The idea is for Digg to be a conduit for personalized news and, eventually, personalized advertising.
This is one of the reasons why Google has done so well with Adwords. When someone searches Google for ‘iPhone Apps’ you will not only get results pertaining to iPhone Apps, you’ll also get sponsored links from advertisers that are targeting the ‘iPhone Apps’ keyword.
This makes the ROI much better than if you bought advertising from a website(like MySpace/Facebook). I don’t think Digg will do as good as Google is doing, but I think it will definitely help take Digg to that next level. It will benefit advertisers to show a banner ad only to only visitors browsing the [category name] here. Even though Digg is used by a ‘highly technical’ audience, why would a Tech company want to show their ads to people browsing the Sports Category(it works both ways).
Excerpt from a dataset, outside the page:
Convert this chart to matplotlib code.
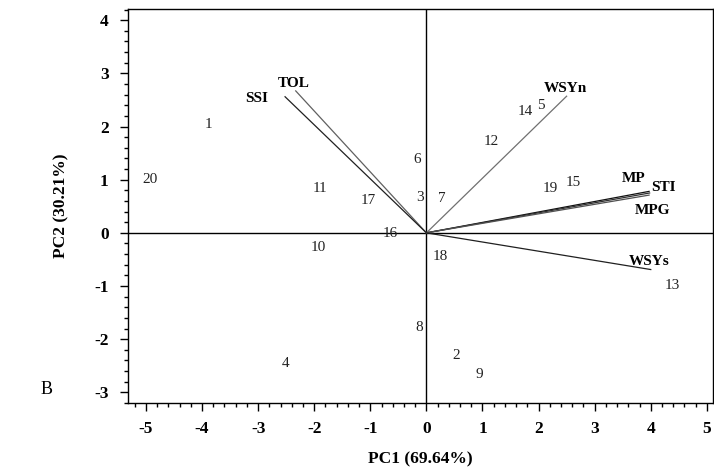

Thankfully this is something we don’t have to worry about. Normally when a website introduces a new advertising model, the visitors could get paranoid. The possibility of ‘new ad spots’ can ruin a good website. I wasn’t happy when Digg used tricks to increase pageviews. . .but I think Kevin is smarter than to ruin the experience with obtrusive banner ads.
And if he does. . .I guess we can always use Adblock.